DATA LISTING:
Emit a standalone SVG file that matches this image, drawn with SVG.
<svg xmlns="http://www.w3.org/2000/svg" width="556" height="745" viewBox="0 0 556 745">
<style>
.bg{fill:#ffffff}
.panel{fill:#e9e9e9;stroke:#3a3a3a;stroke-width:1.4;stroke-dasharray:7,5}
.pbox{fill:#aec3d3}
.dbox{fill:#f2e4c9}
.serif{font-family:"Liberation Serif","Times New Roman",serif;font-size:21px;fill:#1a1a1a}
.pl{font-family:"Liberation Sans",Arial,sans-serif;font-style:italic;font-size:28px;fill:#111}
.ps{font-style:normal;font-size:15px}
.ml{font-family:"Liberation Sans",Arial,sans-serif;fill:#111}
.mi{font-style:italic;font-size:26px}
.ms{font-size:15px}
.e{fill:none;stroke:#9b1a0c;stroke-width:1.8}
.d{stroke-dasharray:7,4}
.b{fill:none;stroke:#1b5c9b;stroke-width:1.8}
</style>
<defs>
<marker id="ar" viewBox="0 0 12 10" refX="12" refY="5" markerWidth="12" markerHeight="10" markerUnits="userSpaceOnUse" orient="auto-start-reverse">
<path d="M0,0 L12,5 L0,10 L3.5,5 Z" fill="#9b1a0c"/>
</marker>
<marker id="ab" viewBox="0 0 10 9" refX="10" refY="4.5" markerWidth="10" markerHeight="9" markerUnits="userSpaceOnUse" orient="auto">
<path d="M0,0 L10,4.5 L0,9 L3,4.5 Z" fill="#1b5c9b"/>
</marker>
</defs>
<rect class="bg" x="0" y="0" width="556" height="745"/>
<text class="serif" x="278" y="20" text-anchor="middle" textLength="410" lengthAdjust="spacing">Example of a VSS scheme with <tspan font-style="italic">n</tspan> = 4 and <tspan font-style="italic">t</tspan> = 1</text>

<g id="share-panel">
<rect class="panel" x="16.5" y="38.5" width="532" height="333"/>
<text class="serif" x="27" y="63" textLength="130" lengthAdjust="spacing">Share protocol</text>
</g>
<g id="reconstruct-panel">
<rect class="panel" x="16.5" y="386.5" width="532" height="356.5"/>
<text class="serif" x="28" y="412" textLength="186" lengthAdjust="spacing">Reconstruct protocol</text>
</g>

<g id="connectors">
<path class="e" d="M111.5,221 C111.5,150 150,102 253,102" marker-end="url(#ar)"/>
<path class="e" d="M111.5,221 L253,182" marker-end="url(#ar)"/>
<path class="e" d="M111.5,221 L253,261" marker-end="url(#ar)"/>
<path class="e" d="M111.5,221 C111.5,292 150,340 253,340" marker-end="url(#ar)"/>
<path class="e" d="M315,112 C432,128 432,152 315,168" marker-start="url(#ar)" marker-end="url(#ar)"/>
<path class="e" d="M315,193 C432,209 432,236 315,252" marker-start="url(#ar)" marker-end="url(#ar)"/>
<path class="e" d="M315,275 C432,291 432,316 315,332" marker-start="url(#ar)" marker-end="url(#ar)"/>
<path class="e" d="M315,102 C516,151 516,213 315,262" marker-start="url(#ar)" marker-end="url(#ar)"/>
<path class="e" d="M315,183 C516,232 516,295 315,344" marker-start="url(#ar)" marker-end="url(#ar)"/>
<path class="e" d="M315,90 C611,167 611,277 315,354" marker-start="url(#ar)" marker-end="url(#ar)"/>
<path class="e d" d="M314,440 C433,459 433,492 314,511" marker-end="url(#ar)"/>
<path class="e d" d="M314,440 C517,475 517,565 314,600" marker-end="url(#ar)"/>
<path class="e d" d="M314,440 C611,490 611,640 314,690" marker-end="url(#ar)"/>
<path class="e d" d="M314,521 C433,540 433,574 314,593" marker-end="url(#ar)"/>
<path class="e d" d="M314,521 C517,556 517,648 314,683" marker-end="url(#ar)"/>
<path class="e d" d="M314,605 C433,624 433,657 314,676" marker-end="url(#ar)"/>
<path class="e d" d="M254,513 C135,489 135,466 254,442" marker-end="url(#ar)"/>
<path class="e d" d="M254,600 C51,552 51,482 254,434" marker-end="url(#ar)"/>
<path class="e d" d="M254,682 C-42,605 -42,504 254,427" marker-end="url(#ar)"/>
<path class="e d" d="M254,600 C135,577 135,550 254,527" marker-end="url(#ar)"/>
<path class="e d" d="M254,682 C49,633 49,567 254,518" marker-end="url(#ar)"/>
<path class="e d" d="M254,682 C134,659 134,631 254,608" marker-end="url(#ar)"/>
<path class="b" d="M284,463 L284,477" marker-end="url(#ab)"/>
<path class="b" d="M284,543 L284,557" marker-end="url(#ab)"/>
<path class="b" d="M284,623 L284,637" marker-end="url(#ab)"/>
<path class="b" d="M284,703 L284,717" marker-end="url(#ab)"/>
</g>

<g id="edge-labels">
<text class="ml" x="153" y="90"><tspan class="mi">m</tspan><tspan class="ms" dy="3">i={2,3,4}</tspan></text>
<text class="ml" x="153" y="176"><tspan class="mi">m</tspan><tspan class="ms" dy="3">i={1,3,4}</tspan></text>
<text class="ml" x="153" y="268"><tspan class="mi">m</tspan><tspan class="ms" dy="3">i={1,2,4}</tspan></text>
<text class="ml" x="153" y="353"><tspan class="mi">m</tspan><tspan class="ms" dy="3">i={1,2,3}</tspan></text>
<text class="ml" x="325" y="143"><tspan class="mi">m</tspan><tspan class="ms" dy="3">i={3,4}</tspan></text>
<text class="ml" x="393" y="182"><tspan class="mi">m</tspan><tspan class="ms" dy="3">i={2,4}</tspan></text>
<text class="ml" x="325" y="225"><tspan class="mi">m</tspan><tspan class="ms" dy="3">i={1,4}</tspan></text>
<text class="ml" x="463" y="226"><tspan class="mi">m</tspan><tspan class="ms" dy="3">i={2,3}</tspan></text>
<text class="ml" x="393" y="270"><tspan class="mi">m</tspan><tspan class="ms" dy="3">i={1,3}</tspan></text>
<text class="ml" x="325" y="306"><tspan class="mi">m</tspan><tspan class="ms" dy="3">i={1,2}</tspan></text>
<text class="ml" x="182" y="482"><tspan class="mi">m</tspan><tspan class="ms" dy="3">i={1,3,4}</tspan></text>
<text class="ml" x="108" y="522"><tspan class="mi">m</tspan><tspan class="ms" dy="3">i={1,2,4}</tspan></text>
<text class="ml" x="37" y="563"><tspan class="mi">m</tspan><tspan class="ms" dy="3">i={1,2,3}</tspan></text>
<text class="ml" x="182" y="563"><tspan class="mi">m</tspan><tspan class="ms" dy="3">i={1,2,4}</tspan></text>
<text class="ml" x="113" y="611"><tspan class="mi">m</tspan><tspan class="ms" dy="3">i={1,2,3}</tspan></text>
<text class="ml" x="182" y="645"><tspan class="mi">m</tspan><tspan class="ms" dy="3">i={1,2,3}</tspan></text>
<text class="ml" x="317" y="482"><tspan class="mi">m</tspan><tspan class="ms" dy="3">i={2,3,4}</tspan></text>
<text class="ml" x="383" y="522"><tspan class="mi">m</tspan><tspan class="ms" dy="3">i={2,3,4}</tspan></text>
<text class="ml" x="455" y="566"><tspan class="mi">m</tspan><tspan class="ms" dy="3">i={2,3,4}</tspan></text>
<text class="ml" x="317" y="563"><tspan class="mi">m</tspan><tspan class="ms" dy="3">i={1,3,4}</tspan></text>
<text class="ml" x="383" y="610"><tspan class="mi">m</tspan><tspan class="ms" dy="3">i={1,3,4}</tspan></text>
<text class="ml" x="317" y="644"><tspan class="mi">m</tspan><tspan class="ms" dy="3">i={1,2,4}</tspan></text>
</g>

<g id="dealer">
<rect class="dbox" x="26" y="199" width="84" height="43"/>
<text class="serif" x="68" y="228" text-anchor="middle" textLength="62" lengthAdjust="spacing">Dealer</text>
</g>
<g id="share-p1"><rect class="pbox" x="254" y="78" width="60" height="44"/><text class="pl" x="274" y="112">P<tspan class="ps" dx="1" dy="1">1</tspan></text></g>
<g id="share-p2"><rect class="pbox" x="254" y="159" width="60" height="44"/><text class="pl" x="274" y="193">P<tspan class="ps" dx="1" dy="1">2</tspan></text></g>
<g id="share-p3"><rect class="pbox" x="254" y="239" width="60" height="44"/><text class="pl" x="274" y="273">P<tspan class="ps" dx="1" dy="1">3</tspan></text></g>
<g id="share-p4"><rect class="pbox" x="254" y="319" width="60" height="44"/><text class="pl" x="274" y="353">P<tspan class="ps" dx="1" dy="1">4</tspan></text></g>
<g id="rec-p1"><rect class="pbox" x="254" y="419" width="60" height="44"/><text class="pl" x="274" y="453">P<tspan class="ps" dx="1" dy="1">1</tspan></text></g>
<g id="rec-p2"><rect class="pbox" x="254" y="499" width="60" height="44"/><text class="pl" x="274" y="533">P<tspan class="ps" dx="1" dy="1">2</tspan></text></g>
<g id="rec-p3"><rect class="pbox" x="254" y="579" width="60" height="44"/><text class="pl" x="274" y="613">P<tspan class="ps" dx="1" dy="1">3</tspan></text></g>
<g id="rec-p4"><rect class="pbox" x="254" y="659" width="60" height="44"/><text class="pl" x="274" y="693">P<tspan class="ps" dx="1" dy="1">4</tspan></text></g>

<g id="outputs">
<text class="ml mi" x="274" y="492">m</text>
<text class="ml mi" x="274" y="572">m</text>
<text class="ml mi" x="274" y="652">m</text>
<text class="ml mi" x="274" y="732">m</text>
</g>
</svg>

* * *

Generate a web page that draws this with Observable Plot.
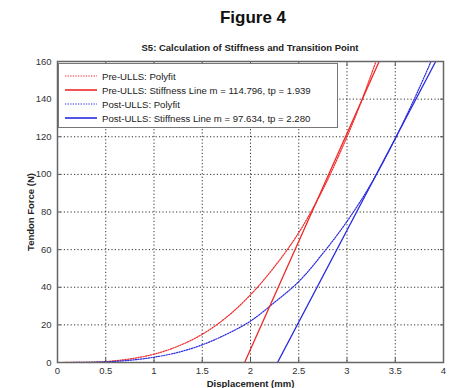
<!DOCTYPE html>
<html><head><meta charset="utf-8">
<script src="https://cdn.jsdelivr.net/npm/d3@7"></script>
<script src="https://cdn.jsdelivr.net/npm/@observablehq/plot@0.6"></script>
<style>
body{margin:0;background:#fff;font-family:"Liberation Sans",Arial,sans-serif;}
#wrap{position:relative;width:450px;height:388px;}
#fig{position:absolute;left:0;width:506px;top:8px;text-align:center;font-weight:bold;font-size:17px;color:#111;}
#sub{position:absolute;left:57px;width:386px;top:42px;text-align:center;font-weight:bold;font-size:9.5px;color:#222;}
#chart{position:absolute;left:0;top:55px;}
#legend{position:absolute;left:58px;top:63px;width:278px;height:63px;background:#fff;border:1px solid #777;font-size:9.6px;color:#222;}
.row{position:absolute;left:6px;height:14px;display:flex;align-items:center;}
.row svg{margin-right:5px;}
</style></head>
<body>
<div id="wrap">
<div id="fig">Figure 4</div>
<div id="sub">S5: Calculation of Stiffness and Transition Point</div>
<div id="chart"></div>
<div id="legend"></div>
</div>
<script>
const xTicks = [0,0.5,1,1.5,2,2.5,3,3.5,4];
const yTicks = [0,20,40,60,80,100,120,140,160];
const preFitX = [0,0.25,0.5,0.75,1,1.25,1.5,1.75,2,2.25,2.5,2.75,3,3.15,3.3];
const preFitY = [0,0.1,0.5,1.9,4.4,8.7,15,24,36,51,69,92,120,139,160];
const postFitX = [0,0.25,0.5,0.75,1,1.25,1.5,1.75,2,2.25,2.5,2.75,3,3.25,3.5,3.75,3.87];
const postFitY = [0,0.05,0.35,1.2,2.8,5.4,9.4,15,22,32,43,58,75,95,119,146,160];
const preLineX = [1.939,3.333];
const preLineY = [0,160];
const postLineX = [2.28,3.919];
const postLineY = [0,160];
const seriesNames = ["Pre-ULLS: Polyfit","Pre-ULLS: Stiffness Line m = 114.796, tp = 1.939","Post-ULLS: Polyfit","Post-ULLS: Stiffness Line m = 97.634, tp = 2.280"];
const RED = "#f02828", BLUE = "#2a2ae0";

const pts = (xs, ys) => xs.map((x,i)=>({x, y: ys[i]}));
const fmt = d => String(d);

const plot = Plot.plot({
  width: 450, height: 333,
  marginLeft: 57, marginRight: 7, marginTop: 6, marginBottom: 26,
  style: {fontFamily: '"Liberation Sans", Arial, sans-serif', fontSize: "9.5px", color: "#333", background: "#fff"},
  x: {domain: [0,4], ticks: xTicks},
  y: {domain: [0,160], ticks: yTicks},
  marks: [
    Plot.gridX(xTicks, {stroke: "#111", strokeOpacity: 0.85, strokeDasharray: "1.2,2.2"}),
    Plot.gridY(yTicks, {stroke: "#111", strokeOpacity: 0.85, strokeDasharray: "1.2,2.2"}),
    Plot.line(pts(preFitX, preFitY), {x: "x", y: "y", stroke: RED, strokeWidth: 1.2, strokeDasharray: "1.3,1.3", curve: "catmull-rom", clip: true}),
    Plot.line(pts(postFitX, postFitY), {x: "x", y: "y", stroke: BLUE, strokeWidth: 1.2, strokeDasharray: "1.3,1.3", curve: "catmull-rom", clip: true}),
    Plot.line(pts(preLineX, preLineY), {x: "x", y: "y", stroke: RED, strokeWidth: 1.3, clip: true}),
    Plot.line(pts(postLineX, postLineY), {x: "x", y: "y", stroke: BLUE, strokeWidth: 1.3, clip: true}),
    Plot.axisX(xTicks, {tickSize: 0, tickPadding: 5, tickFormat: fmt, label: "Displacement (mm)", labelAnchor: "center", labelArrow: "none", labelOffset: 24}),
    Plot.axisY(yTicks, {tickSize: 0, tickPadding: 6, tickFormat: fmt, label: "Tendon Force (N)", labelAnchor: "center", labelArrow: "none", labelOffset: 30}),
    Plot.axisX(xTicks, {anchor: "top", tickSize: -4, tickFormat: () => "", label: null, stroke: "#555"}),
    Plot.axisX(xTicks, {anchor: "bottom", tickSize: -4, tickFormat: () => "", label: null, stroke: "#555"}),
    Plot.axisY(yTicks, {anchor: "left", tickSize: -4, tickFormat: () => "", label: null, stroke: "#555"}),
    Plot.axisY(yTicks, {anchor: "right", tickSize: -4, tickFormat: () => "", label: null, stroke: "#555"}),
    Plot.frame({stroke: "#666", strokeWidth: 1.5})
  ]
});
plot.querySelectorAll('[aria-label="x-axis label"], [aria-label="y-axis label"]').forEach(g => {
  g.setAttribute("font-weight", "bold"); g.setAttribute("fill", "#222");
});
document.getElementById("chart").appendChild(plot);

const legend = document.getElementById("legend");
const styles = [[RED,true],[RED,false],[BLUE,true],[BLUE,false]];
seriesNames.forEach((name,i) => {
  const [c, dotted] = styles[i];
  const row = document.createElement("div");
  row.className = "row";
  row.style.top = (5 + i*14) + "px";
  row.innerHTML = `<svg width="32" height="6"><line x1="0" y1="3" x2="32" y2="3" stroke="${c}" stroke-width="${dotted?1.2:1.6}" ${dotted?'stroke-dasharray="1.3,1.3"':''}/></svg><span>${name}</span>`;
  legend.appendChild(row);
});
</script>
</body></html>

EXERCISE DIRECTIONS: Give again, exactly as written, only the lines that start at the one with "Generate a web" and end at the one with "const fmt = d => String(d);", both included. Skip any pictures.

TASK RESPONSE:
Generate a web page that draws this with Observable Plot.
<!DOCTYPE html>
<html><head><meta charset="utf-8">
<script src="https://cdn.jsdelivr.net/npm/d3@7"></script>
<script src="https://cdn.jsdelivr.net/npm/@observablehq/plot@0.6"></script>
<style>
body{margin:0;background:#fff;font-family:"Liberation Sans",Arial,sans-serif;}
#wrap{position:relative;width:450px;height:388px;}
#fig{position:absolute;left:0;width:506px;top:8px;text-align:center;font-weight:bold;font-size:17px;color:#111;}
#sub{position:absolute;left:57px;width:386px;top:42px;text-align:center;font-weight:bold;font-size:9.5px;color:#222;}
#chart{position:absolute;left:0;top:55px;}
#legend{position:absolute;left:58px;top:63px;width:278px;height:63px;background:#fff;border:1px solid #777;font-size:9.6px;color:#222;}
.row{position:absolute;left:6px;height:14px;display:flex;align-items:center;}
.row svg{margin-right:5px;}
</style></head>
<body>
<div id="wrap">
<div id="fig">Figure 4</div>
<div id="sub">S5: Calculation of Stiffness and Transition Point</div>
<div id="chart"></div>
<div id="legend"></div>
</div>
<script>
const xTicks = [0,0.5,1,1.5,2,2.5,3,3.5,4];
const yTicks = [0,20,40,60,80,100,120,140,160];
const preFitX = [0,0.25,0.5,0.75,1,1.25,1.5,1.75,2,2.25,2.5,2.75,3,3.15,3.3];
const preFitY = [0,0.1,0.5,1.9,4.4,8.7,15,24,36,51,69,92,120,139,160];
const postFitX = [0,0.25,0.5,0.75,1,1.25,1.5,1.75,2,2.25,2.5,2.75,3,3.25,3.5,3.75,3.87];
const postFitY = [0,0.05,0.35,1.2,2.8,5.4,9.4,15,22,32,43,58,75,95,119,146,160];
const preLineX = [1.939,3.333];
const preLineY = [0,160];
const postLineX = [2.28,3.919];
const postLineY = [0,160];
const seriesNames = ["Pre-ULLS: Polyfit","Pre-ULLS: Stiffness Line m = 114.796, tp = 1.939","Post-ULLS: Polyfit","Post-ULLS: Stiffness Line m = 97.634, tp = 2.280"];
const RED = "#f02828", BLUE = "#2a2ae0";

const pts = (xs, ys) => xs.map((x,i)=>({x, y: ys[i]}));
const fmt = d => String(d);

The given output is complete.